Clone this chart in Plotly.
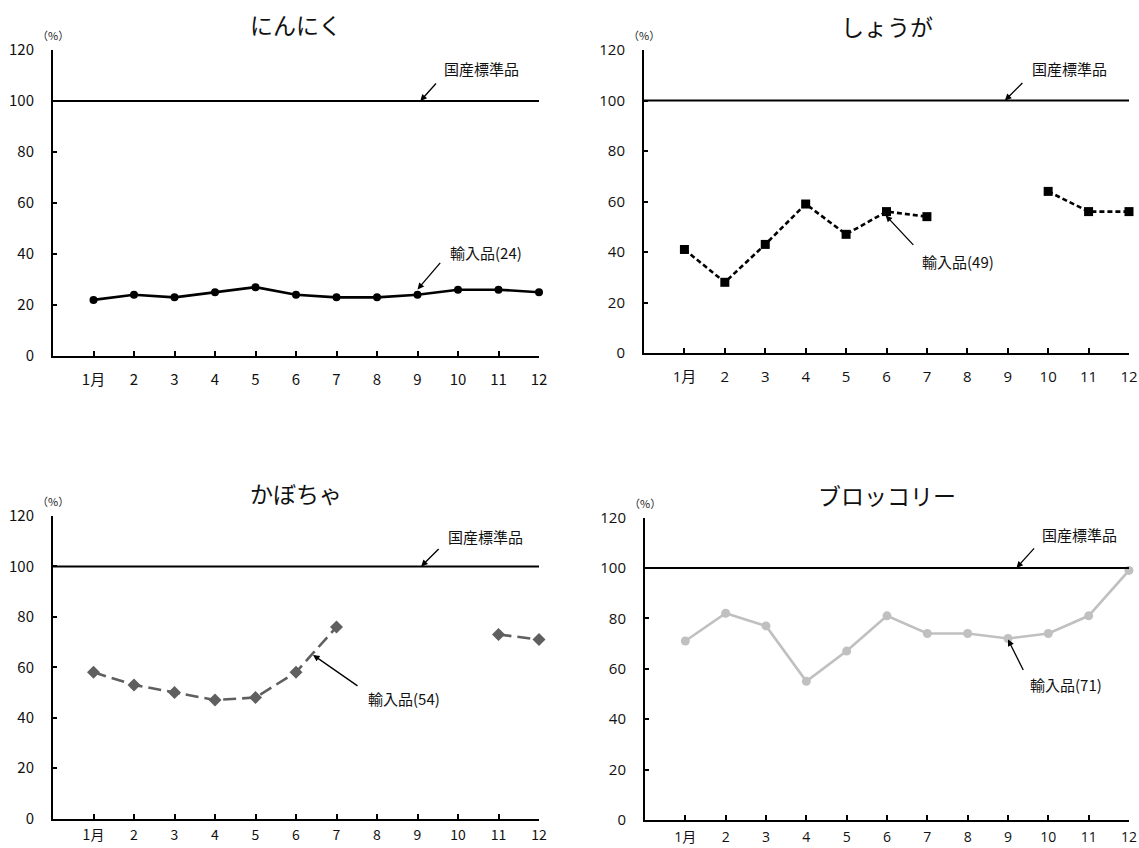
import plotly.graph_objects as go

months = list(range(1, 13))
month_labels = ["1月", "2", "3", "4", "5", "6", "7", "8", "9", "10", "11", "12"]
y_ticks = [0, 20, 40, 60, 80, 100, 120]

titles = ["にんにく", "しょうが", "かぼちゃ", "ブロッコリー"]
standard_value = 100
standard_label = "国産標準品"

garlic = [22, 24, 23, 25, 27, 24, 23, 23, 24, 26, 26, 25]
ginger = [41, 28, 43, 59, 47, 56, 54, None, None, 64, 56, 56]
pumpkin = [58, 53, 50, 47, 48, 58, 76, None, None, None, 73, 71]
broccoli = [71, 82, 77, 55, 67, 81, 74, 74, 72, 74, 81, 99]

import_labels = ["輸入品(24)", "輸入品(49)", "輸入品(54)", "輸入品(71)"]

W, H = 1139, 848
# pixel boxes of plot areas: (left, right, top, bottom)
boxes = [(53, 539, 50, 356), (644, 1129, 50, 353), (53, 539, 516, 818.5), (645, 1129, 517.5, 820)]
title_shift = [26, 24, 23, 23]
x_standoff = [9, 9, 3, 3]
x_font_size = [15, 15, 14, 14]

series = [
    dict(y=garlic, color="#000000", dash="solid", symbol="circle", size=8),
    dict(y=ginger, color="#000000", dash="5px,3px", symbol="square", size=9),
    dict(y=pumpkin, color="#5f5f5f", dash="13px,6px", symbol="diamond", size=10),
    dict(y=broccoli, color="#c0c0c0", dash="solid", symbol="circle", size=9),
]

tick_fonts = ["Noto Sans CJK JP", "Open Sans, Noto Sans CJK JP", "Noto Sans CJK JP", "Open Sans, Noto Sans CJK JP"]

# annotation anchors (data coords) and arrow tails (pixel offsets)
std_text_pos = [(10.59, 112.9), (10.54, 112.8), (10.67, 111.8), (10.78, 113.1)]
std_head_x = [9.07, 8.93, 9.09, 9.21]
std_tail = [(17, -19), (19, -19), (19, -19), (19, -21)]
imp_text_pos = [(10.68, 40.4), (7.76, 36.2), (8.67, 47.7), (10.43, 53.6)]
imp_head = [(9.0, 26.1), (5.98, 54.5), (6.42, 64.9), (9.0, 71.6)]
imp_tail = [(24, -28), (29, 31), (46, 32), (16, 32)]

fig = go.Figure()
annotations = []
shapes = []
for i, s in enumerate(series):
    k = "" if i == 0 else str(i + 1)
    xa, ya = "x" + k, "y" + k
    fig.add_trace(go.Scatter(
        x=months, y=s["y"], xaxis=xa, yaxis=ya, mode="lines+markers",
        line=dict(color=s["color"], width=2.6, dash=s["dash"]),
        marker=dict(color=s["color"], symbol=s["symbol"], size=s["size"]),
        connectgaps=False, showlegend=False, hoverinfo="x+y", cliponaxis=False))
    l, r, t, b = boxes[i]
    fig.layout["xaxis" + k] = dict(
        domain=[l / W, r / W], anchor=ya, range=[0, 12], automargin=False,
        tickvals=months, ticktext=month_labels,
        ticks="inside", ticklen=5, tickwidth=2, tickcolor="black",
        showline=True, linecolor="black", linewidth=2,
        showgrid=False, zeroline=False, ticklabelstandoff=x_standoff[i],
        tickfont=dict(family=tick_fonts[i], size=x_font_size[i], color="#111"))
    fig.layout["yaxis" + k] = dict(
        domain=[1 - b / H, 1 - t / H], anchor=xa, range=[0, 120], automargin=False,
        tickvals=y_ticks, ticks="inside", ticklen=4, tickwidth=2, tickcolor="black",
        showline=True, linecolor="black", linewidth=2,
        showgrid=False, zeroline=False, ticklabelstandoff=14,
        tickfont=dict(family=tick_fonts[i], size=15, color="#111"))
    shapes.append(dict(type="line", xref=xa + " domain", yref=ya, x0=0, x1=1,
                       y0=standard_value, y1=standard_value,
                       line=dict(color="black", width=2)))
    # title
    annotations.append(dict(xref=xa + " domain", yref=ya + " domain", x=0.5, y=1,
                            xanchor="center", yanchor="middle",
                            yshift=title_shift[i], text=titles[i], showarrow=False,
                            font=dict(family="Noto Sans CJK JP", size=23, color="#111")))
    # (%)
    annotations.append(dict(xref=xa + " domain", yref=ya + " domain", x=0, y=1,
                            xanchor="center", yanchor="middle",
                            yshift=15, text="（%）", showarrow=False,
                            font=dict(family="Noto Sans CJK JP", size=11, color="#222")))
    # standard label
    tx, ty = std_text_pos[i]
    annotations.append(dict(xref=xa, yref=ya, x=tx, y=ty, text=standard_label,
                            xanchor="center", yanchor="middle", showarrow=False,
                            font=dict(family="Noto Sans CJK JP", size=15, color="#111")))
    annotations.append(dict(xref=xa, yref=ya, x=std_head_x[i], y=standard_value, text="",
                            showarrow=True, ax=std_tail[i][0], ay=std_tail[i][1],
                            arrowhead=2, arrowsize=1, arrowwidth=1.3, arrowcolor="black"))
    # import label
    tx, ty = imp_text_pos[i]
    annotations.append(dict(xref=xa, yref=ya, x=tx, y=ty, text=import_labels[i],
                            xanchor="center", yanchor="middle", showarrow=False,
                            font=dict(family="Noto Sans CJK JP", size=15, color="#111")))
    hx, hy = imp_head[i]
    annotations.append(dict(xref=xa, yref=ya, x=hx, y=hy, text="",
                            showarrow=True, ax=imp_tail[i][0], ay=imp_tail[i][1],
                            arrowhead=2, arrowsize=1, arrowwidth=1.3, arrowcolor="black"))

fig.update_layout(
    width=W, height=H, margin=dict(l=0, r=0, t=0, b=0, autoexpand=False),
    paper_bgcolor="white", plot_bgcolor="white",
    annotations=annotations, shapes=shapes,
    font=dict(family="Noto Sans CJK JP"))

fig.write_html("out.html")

---

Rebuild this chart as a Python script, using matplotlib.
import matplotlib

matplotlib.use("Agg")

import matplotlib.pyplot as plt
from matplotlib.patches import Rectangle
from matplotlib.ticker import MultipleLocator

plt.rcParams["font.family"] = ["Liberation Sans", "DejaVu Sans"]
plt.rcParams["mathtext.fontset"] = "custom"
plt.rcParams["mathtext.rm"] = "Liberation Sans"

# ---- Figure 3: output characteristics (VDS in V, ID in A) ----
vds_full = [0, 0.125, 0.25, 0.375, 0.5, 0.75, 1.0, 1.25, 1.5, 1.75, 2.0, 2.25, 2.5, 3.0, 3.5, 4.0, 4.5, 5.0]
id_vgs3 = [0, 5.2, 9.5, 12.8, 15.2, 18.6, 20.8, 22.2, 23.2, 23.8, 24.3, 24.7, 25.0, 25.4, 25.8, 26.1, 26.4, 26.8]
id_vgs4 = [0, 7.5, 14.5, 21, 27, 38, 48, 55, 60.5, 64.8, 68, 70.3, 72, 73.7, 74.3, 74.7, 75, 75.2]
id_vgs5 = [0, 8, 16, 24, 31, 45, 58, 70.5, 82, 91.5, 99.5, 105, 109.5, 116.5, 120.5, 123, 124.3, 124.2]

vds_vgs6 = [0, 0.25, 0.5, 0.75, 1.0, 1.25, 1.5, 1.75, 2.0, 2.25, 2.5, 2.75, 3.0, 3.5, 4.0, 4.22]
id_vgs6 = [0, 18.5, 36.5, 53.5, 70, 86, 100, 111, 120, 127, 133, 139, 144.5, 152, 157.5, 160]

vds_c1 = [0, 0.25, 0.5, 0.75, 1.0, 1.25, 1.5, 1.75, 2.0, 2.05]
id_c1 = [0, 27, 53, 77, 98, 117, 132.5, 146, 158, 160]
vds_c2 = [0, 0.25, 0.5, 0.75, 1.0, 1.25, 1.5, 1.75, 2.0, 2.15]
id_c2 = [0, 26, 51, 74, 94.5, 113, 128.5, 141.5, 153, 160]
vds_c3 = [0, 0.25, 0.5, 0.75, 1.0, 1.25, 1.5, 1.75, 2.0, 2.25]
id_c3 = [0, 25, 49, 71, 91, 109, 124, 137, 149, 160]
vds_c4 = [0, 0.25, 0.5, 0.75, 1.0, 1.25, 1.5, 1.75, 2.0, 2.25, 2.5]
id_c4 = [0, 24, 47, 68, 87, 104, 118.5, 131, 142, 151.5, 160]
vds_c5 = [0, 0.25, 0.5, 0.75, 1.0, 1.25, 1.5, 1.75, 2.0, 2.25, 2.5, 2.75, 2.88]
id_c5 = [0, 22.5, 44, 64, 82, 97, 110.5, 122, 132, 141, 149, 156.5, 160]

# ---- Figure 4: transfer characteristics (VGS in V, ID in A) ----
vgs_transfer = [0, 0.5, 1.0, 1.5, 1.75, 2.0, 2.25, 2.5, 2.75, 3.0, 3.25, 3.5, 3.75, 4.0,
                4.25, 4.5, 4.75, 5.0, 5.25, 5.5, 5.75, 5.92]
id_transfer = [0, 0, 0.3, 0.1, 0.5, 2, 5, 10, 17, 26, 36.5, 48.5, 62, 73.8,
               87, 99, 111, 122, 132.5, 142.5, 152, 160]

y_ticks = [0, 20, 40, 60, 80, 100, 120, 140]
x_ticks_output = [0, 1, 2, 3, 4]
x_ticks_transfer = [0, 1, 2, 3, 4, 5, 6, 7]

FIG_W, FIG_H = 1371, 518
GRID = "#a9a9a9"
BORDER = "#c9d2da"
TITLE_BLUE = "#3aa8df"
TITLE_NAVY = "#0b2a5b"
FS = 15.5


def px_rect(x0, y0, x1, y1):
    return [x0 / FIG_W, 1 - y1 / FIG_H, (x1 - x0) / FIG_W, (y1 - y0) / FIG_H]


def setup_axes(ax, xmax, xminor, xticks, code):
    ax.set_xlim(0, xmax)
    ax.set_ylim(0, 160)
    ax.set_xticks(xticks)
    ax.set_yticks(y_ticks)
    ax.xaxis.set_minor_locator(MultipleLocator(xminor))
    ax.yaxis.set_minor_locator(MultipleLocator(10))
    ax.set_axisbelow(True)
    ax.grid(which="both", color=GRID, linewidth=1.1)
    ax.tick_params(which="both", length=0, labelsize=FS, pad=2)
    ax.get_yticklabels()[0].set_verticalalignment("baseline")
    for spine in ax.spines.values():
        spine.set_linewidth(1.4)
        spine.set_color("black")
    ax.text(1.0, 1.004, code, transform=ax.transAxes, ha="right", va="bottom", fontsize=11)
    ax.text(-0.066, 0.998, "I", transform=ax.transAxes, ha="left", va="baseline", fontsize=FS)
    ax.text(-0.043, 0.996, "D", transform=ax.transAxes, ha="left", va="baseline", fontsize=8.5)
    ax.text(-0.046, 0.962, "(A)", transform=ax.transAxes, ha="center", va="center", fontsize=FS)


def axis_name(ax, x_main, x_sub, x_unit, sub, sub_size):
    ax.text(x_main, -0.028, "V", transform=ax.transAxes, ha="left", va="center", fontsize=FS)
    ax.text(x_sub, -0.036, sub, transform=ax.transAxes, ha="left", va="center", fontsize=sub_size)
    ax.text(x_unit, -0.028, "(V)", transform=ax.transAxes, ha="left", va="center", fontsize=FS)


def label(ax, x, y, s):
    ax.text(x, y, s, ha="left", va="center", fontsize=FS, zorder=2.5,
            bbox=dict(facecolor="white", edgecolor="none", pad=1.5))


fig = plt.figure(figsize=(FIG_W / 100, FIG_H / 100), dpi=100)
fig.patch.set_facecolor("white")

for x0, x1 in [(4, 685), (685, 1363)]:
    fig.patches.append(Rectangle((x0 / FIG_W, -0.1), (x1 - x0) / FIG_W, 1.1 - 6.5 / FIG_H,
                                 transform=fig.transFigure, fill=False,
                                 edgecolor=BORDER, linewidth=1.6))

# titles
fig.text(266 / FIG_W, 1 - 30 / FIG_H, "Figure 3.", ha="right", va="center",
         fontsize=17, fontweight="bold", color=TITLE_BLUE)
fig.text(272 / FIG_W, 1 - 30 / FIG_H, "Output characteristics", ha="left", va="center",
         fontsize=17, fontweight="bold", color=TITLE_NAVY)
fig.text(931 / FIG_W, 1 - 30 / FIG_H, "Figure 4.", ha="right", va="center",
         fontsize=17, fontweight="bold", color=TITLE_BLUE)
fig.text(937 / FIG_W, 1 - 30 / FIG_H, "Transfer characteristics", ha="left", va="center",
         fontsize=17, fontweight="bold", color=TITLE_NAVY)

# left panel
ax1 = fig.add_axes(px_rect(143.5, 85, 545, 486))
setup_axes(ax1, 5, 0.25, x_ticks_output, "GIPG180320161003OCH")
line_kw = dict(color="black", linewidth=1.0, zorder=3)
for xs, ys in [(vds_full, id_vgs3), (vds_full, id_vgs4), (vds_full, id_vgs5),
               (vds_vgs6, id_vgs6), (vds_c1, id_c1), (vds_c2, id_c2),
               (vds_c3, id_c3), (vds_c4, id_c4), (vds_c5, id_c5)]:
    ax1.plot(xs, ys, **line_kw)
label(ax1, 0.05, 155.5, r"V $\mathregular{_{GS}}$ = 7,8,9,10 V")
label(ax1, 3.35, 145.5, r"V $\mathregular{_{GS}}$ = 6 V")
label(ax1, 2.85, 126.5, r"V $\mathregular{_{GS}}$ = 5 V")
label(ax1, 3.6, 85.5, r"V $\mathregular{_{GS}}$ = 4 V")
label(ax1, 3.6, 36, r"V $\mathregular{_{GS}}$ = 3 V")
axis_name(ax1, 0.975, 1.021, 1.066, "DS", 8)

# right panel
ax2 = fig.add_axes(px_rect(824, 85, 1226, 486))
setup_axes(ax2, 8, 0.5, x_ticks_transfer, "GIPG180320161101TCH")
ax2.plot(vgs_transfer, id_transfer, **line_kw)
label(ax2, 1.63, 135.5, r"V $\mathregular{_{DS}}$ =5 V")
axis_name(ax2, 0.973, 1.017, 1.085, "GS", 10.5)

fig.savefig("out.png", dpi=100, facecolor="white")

Exercise instructions: In the listing above, find the line with "Clone this chart in Plotly." and the line with "x_font_size = [15, 15, 14, 14]". Copy both of them and every line between, exactly, but not the pictures.

Exercise output:
Clone this chart in Plotly.
import plotly.graph_objects as go

months = list(range(1, 13))
month_labels = ["1月", "2", "3", "4", "5", "6", "7", "8", "9", "10", "11", "12"]
y_ticks = [0, 20, 40, 60, 80, 100, 120]

titles = ["にんにく", "しょうが", "かぼちゃ", "ブロッコリー"]
standard_value = 100
standard_label = "国産標準品"

garlic = [22, 24, 23, 25, 27, 24, 23, 23, 24, 26, 26, 25]
ginger = [41, 28, 43, 59, 47, 56, 54, None, None, 64, 56, 56]
pumpkin = [58, 53, 50, 47, 48, 58, 76, None, None, None, 73, 71]
broccoli = [71, 82, 77, 55, 67, 81, 74, 74, 72, 74, 81, 99]

import_labels = ["輸入品(24)", "輸入品(49)", "輸入品(54)", "輸入品(71)"]

W, H = 1139, 848
# pixel boxes of plot areas: (left, right, top, bottom)
boxes = [(53, 539, 50, 356), (644, 1129, 50, 353), (53, 539, 516, 818.5), (645, 1129, 517.5, 820)]
title_shift = [26, 24, 23, 23]
x_standoff = [9, 9, 3, 3]
x_font_size = [15, 15, 14, 14]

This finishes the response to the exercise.